* **TASK REQUIREMENTS**: Would you print the material exactly, starting at its first line and ending at the line holding "plt.rcParams['mathtext.it'] = 'Liberation"?

···

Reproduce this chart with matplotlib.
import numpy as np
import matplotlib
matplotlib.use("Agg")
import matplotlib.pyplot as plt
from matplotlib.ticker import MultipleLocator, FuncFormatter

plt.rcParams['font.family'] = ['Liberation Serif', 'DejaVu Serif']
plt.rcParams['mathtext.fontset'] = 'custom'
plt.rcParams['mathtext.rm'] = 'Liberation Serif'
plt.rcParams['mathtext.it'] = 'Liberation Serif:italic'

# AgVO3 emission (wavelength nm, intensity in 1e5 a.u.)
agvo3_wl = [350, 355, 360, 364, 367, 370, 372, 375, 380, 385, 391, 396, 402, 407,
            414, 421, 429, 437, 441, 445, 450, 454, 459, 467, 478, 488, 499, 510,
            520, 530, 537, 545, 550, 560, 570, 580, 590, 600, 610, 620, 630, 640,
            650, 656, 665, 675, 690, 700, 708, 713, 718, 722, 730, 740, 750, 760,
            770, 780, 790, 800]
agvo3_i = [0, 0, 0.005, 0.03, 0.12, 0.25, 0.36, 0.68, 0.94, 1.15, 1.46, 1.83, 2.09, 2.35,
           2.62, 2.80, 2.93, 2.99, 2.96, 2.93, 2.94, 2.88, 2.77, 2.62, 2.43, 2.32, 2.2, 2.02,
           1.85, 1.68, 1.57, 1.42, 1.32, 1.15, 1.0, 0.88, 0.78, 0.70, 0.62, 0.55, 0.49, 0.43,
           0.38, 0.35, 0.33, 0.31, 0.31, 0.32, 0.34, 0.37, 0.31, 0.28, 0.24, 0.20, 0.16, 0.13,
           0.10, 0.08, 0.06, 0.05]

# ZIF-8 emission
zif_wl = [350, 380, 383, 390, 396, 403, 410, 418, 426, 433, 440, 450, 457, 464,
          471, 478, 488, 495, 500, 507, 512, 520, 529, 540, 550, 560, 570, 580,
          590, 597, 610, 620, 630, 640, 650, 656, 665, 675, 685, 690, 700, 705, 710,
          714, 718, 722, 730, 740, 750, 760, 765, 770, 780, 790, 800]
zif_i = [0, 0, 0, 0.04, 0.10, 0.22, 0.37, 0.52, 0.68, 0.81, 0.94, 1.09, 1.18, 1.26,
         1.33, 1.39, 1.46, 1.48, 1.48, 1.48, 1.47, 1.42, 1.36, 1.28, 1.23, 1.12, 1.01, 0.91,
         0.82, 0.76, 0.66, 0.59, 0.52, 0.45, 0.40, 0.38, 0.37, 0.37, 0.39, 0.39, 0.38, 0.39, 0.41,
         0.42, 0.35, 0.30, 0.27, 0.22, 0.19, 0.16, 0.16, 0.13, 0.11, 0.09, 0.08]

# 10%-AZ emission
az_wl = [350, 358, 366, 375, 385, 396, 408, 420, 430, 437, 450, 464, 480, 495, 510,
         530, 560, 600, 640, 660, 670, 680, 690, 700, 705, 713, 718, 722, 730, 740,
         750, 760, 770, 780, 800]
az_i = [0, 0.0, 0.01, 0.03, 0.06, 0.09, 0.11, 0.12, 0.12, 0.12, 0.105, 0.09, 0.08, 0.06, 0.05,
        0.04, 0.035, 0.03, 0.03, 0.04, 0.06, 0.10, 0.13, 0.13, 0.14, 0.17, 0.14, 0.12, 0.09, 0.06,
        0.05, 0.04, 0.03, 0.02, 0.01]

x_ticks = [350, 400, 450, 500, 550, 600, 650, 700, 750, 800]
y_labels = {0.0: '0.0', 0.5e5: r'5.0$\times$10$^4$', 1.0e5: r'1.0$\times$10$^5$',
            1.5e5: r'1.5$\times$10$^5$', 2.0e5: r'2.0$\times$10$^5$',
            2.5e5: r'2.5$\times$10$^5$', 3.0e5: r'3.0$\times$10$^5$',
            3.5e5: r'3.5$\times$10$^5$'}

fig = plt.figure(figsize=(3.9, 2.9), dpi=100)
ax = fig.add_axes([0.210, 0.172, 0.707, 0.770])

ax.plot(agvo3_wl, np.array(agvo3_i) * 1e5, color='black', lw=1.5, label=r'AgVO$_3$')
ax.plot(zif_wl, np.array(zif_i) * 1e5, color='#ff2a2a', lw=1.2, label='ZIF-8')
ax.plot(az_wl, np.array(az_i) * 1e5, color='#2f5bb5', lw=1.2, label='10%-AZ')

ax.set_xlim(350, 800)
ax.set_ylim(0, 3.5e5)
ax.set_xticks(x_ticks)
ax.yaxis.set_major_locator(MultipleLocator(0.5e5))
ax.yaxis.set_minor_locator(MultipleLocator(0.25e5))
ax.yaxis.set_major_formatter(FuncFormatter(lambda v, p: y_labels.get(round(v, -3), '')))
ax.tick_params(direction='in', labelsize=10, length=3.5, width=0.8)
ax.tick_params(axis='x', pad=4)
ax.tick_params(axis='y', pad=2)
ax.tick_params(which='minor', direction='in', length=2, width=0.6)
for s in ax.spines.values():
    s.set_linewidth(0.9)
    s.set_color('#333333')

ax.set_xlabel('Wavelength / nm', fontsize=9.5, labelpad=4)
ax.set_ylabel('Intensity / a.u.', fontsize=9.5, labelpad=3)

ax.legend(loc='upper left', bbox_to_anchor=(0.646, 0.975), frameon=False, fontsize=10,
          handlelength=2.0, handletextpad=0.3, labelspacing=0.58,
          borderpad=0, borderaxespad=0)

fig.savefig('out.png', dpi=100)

···

* **REPLY**:
Reproduce this chart with matplotlib.
import numpy as np
import matplotlib
matplotlib.use("Agg")
import matplotlib.pyplot as plt
from matplotlib.ticker import MultipleLocator, FuncFormatter

plt.rcParams['font.family'] = ['Liberation Serif', 'DejaVu Serif']
plt.rcParams['mathtext.fontset'] = 'custom'
plt.rcParams['mathtext.rm'] = 'Liberation Serif'
plt.rcParams['mathtext.it'] = 'Liberation Serif:italic'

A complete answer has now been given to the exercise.